----- Supplied material -----

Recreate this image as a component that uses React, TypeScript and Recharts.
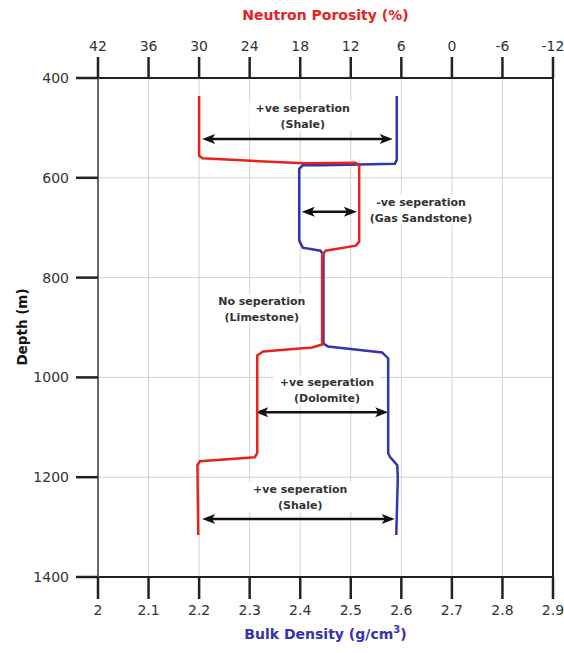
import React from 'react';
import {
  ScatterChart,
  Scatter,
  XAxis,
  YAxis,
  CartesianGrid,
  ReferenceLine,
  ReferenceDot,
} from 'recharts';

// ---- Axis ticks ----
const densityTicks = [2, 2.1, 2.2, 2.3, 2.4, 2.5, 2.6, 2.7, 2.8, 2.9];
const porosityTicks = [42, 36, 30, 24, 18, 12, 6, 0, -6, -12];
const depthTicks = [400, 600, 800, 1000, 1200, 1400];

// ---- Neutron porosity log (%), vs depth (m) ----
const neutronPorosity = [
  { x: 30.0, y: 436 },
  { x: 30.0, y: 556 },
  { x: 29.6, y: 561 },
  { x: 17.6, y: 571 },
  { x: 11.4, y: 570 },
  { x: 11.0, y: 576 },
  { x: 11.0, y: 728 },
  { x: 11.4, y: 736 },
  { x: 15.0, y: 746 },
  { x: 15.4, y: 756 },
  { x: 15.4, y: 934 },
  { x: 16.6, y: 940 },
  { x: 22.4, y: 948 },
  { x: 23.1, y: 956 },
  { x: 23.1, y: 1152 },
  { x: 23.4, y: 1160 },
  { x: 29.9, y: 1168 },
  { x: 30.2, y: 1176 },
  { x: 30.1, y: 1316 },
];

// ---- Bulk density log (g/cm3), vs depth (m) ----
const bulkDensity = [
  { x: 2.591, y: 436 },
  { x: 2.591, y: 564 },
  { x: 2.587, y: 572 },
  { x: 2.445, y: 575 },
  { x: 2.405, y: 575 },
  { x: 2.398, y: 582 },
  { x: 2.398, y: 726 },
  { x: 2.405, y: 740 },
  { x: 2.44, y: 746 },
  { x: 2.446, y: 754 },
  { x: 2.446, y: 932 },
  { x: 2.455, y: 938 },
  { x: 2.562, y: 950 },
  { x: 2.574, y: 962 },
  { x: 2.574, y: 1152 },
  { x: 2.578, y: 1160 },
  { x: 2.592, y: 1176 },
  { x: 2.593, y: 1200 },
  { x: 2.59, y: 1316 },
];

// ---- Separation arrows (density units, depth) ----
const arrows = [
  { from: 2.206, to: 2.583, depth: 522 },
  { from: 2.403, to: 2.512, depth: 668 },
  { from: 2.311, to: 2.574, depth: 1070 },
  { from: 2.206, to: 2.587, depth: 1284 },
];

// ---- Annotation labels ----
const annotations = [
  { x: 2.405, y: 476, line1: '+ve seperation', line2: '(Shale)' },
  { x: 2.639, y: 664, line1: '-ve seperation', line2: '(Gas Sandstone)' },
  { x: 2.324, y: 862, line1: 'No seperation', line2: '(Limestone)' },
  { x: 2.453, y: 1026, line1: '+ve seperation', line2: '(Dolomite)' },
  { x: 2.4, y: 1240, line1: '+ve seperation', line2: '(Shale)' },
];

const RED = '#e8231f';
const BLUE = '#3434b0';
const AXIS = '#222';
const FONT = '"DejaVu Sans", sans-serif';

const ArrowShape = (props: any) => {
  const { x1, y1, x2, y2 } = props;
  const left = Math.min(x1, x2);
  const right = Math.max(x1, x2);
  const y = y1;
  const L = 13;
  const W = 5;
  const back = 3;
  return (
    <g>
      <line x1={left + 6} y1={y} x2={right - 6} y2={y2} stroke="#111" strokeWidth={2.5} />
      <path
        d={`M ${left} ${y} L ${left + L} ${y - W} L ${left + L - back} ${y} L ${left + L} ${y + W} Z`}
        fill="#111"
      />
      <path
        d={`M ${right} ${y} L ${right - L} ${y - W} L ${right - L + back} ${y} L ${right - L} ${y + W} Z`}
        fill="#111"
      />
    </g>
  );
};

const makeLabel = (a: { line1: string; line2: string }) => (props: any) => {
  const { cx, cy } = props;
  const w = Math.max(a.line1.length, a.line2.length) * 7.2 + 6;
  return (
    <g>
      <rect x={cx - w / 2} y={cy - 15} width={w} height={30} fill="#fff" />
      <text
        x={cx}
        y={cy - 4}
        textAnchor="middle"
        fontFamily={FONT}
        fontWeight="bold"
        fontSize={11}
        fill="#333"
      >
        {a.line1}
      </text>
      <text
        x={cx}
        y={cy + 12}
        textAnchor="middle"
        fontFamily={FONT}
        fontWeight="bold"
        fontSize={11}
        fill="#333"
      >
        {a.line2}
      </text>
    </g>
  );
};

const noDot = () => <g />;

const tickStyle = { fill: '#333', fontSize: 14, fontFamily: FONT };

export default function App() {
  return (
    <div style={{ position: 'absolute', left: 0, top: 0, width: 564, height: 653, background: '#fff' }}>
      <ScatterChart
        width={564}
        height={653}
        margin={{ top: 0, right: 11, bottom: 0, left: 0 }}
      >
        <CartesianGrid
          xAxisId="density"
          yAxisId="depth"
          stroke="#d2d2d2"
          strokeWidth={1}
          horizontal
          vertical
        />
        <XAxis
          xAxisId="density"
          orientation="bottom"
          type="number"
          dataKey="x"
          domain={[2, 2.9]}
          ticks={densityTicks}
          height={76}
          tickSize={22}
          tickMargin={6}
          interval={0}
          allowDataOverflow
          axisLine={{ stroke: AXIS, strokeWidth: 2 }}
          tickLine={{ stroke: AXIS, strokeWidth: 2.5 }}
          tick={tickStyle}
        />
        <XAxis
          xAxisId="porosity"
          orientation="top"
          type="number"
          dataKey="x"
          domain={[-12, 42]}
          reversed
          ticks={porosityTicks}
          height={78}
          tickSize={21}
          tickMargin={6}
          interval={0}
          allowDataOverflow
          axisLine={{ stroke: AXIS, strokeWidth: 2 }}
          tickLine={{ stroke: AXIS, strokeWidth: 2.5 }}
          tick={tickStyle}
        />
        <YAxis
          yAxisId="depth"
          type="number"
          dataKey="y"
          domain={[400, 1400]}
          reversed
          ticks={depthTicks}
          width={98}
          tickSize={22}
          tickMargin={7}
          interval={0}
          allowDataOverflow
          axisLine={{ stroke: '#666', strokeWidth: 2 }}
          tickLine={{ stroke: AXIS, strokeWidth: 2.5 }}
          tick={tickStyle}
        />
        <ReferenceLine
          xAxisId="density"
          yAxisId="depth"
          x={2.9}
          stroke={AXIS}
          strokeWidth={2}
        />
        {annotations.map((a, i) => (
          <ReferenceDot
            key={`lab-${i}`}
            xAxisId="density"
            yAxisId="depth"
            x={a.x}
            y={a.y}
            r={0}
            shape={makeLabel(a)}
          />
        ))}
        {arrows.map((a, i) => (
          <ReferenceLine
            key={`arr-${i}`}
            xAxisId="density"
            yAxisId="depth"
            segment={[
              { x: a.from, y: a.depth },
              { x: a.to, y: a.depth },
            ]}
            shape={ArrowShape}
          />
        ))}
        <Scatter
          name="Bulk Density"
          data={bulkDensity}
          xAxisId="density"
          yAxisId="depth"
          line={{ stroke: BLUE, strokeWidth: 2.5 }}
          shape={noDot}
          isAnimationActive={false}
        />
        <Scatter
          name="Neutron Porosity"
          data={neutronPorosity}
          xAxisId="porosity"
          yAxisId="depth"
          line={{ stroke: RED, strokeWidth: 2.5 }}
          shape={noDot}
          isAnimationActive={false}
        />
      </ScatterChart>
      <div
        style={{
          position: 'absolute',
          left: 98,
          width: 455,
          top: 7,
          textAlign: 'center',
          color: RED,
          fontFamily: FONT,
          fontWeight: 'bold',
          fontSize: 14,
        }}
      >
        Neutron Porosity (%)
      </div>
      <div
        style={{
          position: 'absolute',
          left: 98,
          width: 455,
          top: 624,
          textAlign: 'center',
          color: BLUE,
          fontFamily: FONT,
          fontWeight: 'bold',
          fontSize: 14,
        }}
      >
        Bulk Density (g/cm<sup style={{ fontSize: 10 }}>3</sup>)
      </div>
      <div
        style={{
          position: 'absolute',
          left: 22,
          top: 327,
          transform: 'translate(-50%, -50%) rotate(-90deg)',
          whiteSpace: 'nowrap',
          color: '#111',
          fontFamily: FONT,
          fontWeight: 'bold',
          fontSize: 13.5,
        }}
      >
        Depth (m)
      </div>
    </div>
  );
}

-----

> **Requirement**: List all lines holding the string "React".

> **Answer for the task**:
Recreate this image as a component that uses React, TypeScript and Recharts.
import React from 'react';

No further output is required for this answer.